I had to see the house. I was going to make the offer and move in. It must be mine.
I just happened to be flying to Indiana within a reasonable time frame and my bestie suggested that we go ahead and drive down to Tennessee and check things out. Even more proof that the universe wanted me to have the ROUND HOUSE near my beloved mountains. It was going to happen. So I let myself mentally move in. I imagined where the bed would go, how I could tastefully decorate the walls, where we would eat dinner. We could have the kids down for a Smoky Mountain Christmas. Yes, this is where all my decisions and travels were taking me at last.
So we drove down, my bestie and I, to Maryville, Tennessee. We explored the little town as well as 2 people could in the short, short visit we were there. I mean, a Target within a reasonable drive (destiny!), friendly people who seemed to really love where they were (destiny!), and not the more harsh weather near Gatlinburg or Pigeon Forge (destiny!). Let’s not forget the most amazing part… a quirky ROUND HOUSE near the Smoky Mountains (did I mention destiny?).
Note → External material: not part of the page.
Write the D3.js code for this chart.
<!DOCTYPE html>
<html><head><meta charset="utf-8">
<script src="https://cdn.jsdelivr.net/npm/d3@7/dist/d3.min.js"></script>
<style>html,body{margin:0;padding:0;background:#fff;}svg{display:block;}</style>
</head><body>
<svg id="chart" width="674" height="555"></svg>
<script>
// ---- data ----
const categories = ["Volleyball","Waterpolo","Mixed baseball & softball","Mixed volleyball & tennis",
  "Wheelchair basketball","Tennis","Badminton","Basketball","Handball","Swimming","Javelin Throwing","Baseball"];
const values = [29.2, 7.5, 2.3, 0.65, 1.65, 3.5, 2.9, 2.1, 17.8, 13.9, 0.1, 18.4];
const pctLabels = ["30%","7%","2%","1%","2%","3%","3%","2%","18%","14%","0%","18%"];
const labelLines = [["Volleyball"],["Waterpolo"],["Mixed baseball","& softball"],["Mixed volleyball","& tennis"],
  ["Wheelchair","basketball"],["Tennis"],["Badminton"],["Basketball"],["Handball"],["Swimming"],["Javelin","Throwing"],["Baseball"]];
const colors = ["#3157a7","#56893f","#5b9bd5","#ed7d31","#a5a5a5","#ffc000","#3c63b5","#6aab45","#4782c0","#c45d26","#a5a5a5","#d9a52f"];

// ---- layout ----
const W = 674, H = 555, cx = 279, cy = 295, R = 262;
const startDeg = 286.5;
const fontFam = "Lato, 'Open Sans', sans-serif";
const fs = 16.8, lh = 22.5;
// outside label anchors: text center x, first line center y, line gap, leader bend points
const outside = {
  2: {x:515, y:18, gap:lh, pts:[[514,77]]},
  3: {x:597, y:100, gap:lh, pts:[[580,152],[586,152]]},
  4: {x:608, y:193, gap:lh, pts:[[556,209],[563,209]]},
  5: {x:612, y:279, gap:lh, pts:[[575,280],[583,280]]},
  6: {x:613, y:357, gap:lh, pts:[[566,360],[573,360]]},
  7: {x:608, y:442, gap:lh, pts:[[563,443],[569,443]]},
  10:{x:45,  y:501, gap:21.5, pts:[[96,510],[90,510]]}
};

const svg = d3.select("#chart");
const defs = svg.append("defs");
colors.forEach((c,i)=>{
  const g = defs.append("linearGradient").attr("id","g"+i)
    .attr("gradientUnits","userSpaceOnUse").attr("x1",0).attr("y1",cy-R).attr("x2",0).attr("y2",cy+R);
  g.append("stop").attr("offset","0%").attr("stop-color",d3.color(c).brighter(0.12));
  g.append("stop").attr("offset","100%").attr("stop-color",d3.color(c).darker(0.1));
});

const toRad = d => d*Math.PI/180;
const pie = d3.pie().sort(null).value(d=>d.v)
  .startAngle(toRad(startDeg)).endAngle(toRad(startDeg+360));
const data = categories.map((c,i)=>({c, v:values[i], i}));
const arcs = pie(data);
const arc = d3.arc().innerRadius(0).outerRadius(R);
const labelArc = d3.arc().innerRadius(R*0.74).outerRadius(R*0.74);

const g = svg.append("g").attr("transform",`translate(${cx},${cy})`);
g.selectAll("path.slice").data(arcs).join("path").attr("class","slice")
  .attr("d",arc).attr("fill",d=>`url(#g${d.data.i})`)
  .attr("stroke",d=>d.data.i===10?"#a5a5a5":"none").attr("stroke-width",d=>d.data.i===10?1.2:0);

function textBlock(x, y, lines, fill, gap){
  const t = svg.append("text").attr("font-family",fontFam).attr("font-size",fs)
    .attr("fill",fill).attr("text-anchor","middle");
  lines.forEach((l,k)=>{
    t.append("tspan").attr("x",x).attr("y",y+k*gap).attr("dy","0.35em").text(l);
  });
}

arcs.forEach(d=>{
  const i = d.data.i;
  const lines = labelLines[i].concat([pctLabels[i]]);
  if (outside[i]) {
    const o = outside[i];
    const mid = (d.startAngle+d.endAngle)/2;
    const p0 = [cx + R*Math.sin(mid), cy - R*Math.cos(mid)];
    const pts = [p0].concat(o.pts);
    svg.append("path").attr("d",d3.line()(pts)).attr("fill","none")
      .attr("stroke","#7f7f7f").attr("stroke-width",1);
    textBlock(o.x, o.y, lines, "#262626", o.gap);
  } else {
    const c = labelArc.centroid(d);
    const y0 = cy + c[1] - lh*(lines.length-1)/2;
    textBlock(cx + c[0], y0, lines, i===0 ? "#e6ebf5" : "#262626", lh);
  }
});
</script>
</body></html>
And then we saw the house.
The perfect ROUND HOUSE.
The perfect round house that was not perfect. The gated community? Beautiful! The wooded lot? Incredible! But the house? Well, no. The layout was terrible. The materials used were lacking the quality that the price tag would suggest. There was less closet space than I had in my RV. The kitchen and the bathroom were not thought out well enough to make it a comfortable living space. There was an obvious issue with the heating and the cooling of the space (because box fans hung from what appeared to be coat hangers from the ceiling is really never a good sign). No, the perfect round house was only perfect if it’s $150,000 less and could be completely renovated.
I had mentally moved in and now I had to pack up my things and mentally move back out. Which is not something I was prepared for. I had decided I was done travelling. I was buying the perfect ROUND HOUSE! Why had the universe pointed me in this direction only to back out at the last minute? It seemed unfair and confusing. I did try and make it work a few times. At least in my head I was making it work. Maybe we could negotiate a much lower selling price and renovate. Perhaps we needed to look in the area for a piece of land and build the perfect round house. Maybe there was another quirky property right in the area that I had somehow missed.
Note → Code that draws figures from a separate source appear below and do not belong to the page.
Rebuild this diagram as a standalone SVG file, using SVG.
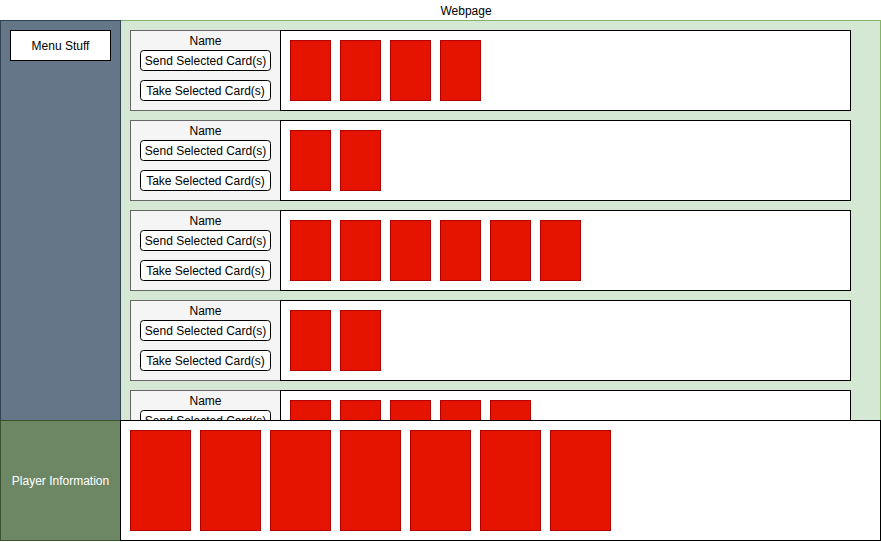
<svg xmlns="http://www.w3.org/2000/svg" width="881" height="542" viewBox="0 0 881 542">
  <style>
    text { font-family: "Liberation Sans", Arial, sans-serif; font-size: 12px; fill: #000; }
    .page { fill: #d5e8d4; stroke: #82b366; }
    .side { fill: #647687; stroke: #314354; }
    .box { fill: #ffffff; stroke: #000000; }
    .ctrl { fill: #f5f5f5; stroke: #666666; }
    .btn { fill: #ffffff; stroke: #000000; }
    .card { fill: #e51400; stroke: #b20000; }
    .info { fill: #6d8764; stroke: #3a5431; }
    .light { fill: #ffffff; }
  </style>
  <defs>
    <g id="controls">
      <rect class="ctrl" x="0" y="0" width="150" height="80"/>
      <text x="75" y="14" text-anchor="middle">Name</text>
      <rect class="btn" x="10" y="20" width="130" height="20" rx="3"/>
      <text x="75" y="34.5" text-anchor="middle">Send Selected Card(s)</text>
      <rect class="btn" x="10" y="50" width="130" height="20" rx="3"/>
      <text x="75" y="64.5" text-anchor="middle">Take Selected Card(s)</text>
      <rect class="box" x="150" y="0" width="570" height="80"/>
    </g>
    <rect id="card" class="card" width="40" height="60"/>
    <rect id="bigcard" class="card" width="60" height="100"/>
  </defs>

  <text x="466" y="15" text-anchor="middle">Webpage</text>

  <g id="webpage">
    <rect class="page" x="120.5" y="20.5" width="760" height="400"/>
  </g>

  <g id="sidebar">
    <rect class="side" x="0.5" y="20.5" width="120" height="400"/>
  </g>

  <g id="menu">
    <rect class="box" x="10.5" y="30.5" width="100" height="30"/>
    <text x="60.5" y="50" text-anchor="middle">Menu Stuff</text>
  </g>

  <g id="player-1" transform="translate(130.5 30.5)">
    <use href="#controls"/>
    <use href="#card" x="160" y="10"/>
    <use href="#card" x="210" y="10"/>
    <use href="#card" x="260" y="10"/>
    <use href="#card" x="310" y="10"/>
  </g>

  <g id="player-2" transform="translate(130.5 120.5)">
    <use href="#controls"/>
    <use href="#card" x="160" y="10"/>
    <use href="#card" x="210" y="10"/>
  </g>

  <g id="player-3" transform="translate(130.5 210.5)">
    <use href="#controls"/>
    <use href="#card" x="160" y="10"/>
    <use href="#card" x="210" y="10"/>
    <use href="#card" x="260" y="10"/>
    <use href="#card" x="310" y="10"/>
    <use href="#card" x="360" y="10"/>
    <use href="#card" x="410" y="10"/>
  </g>

  <g id="player-4" transform="translate(130.5 300.5)">
    <use href="#controls"/>
    <use href="#card" x="160" y="10"/>
    <use href="#card" x="210" y="10"/>
  </g>

  <g id="player-5" transform="translate(130.5 390.5)">
    <use href="#controls"/>
    <use href="#card" x="160" y="10"/>
    <use href="#card" x="210" y="10"/>
    <use href="#card" x="260" y="10"/>
    <use href="#card" x="310" y="10"/>
    <use href="#card" x="360" y="10"/>
  </g>

  <g id="player-info">
    <rect class="info" x="0.5" y="420.5" width="120" height="120"/>
    <text class="light" x="60.5" y="485" text-anchor="middle">Player Information</text>
  </g>

  <g id="hand">
    <rect class="box" x="120.5" y="420.5" width="760" height="120"/>
    <use href="#bigcard" x="130.5" y="430.5"/>
    <use href="#bigcard" x="200.5" y="430.5"/>
    <use href="#bigcard" x="270.5" y="430.5"/>
    <use href="#bigcard" x="340.5" y="430.5"/>
    <use href="#bigcard" x="410.5" y="430.5"/>
    <use href="#bigcard" x="480.5" y="430.5"/>
    <use href="#bigcard" x="550.5" y="430.5"/>
  </g>

  <g id="connectors"/>
</svg>
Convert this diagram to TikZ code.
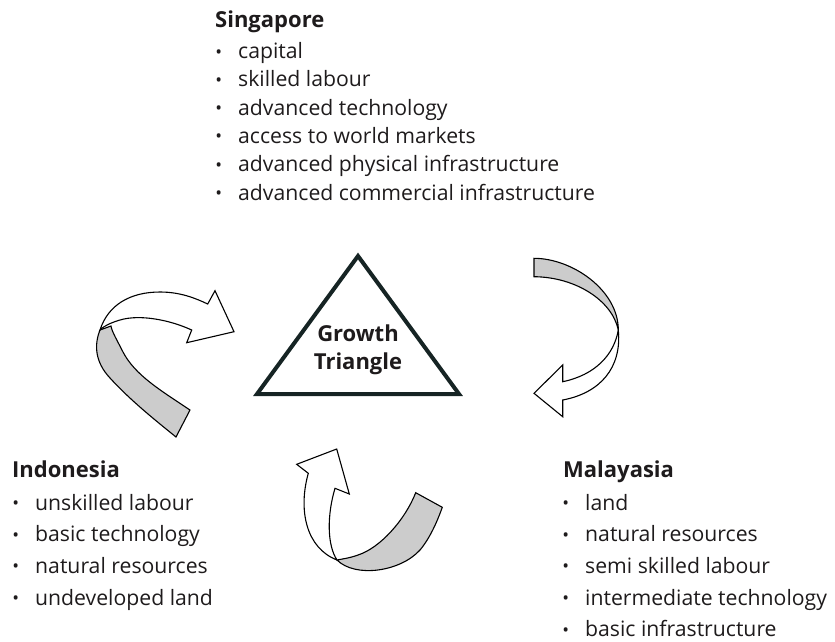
\documentclass[tikz,border=0pt]{standalone}
\usepackage{fontspec}
\setmainfont{Open Sans}
\definecolor{ink}{RGB}{30,27,28}
\definecolor{band}{RGB}{204,204,204}
\definecolor{edge}{RGB}{22,36,36}
% bullet hung to the left of an item
\newcommand{\bul}{\llap{{\fontsize{18}{18}\selectfont\raisebox{0.5pt}{\textbullet}}\hspace{16pt}}}

\begin{document}
\begin{tikzpicture}[x=1pt, y=-1pt,
	head/.style={font=\fontsize{22}{28}\selectfont\bfseries, text=ink, anchor=base west, inner sep=0pt},
	item/.style={font=\fontsize{21.2}{28}\selectfont, text=ink, anchor=base west, inner sep=0pt},
	ribbon/.style={draw=black, line width=1.1pt, line join=miter, fill=white},
	twist/.style={ribbon, fill=band}]
	%%%%% START %%%%%
	\useasboundingbox (0, 0) rectangle (835, 641);
	
	% Singapore
	\node[head] (sg0) at (215, 27.5) {Singapore};
	\node[item] (sg1) at (238, 58.5) {\bul capital};
	\node[item] (sg2) at (238, 86.8) {\bul skilled labour};
	\node[item] (sg3) at (238, 115.1) {\bul advanced technology};
	\node[item] (sg4) at (238, 143.4) {\bul access to world markets};
	\node[item] (sg5) at (238, 171.7) {\bul advanced physical infrastructure};
	\node[item] (sg6) at (238, 200) {\bul advanced commercial infrastructure};
	
	% Indonesia
	\node[head] (id0) at (12, 477) {Indonesia};
	\node[item] (id1) at (35, 510) {\bul unskilled labour};
	\node[item] (id2) at (35, 541.7) {\bul basic technology};
	\node[item] (id3) at (35, 573.3) {\bul natural resources};
	\node[item] (id4) at (35, 605) {\bul undeveloped land};
	
	% Malayasia
	\node[head] (my0) at (563, 477) {Malayasia};
	\node[item] (my1) at (585, 510) {\bul land};
	\node[item] (my2) at (585, 541.7) {\bul natural resources};
	\node[item] (my3) at (585, 573.3) {\bul semi skilled labour};
	\node[item] (my4) at (585, 605) {\bul intermediate technology};
	\node[item] (my5) at (585, 636.7) {\bul basic infrastructure};
	
	% triangle in the middle
	\draw[edge, line width=4pt, line join=miter] (358, 256) -- (459, 394) -- (257, 394) -- cycle;
	\node[head, anchor=center, align=center] (growth) at (358, 350) {Growth\\Triangle};
	
	% left ribbon, Indonesia up to Singapore
	\draw[twist] (100, 330) .. controls (94, 345) and (95, 362) .. (110, 378)
		.. controls (130, 400) and (155, 420) .. (176, 437) -- (190, 410)
		.. controls (160, 390) and (135, 375) .. (123, 352)
		.. controls (117, 340) and (112, 332) .. (111, 326) -- cycle;
	\draw[ribbon] (100, 330) .. controls (108, 305) and (130, 292) .. (160, 292)
		.. controls (180, 292) and (195, 298) .. (207.7, 304) -- (215, 290.7) -- (234, 331.7)
		-- (186.7, 342.7) -- (191.7, 330)
		.. controls (170, 320) and (140, 314) .. (120, 320)
		.. controls (110, 323) and (104, 326) .. (100, 330) -- cycle;
	
	% right ribbon, Singapore down to Malayasia
	\draw[twist] (534, 258.3) .. controls (572, 258.3) and (618.3, 290) .. (618.3, 330)
		.. controls (612, 300) and (575, 277) .. (534, 276.7) -- cycle;
	\draw[ribbon] (618.3, 330) .. controls (622, 368) and (600, 393) .. (562.7, 400)
		-- (562.7, 416.7) -- (534, 393.3) -- (562.7, 365) -- (562.7, 381.7)
		.. controls (595, 375) and (614, 355) .. (618.3, 330) -- cycle;
	
	% bottom ribbon, Malayasia across to Indonesia
	\draw[twist] (337, 560) .. controls (355, 578) and (400, 572) .. (420, 550)
		.. controls (430, 538) and (437, 522) .. (442.3, 507.3) -- (415.7, 492.7)
		.. controls (405, 520) and (380, 548) .. (358, 555)
		.. controls (350, 558) and (342, 559) .. (337, 560) -- cycle;
	\draw[ribbon] (337, 560) .. controls (306, 548) and (298, 510) .. (308.3, 473.3)
		-- (296.7, 464.3) -- (336.7, 449) -- (349.3, 494) -- (335, 488.3)
		.. controls (327, 515) and (327, 545) .. (337, 560) -- cycle;
	
	%%%%% END %%%%%
\end{tikzpicture}
\end{document}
But no, this was not the case. I was flying back to Arizona with no papers in hand, no plan to pack up and leave the lovely desert so we could live in our perfect round house. That was no the direction we would be going. It was really disappointing.
I’ve had 8 weeks to really sit on this. What’s interesting is that as the time as passed and we have stayed in Tucson, we realized that maybe the real goal here isn’t to buy a house yet. Perhaps the thing the universe was shouting at us was we needed to slow down. We had planned from the beginning to spend 5 months in Tucson. We knew we needed a breather and since we both love this city in the winter, it’s the perfect place to take it. But maybe the bigger lesson was already obvious and I had missed it. It’s not just slow down for 5 months in Tucson. It was slow down. Period. Stop averaging 10 days. Stop going to a place and rushing through it all and then going to the next place. The reason it’s easy to love a place like Tucson is because we have had so much time to really be here. We can spend days being lazy and just sit under blue skies and read books and chat about the desert life. But we can also find all the trails and places to eat or grab a treat. Maybe the lesson here wasn’t that I wanted a house, but that I want to be in places long enough to feel a little bit like I live there. I mean, part of the entire point of our travels was ultimately trying to find the place we may want to live. How can you really find that place if you’re constantly in one place, but needing to get ready to move to the next?
So we will value our time in this place. And as we planned the year moving forward, we extended our stays. Two months here, two months there, just a slower and more gentle pace.
And who knows? Maybe when we are done with 2020, we will be ready to go hard again. We do still have so many beautiful places to explore. Round houses don’t make dreams come true, listening to my heart does.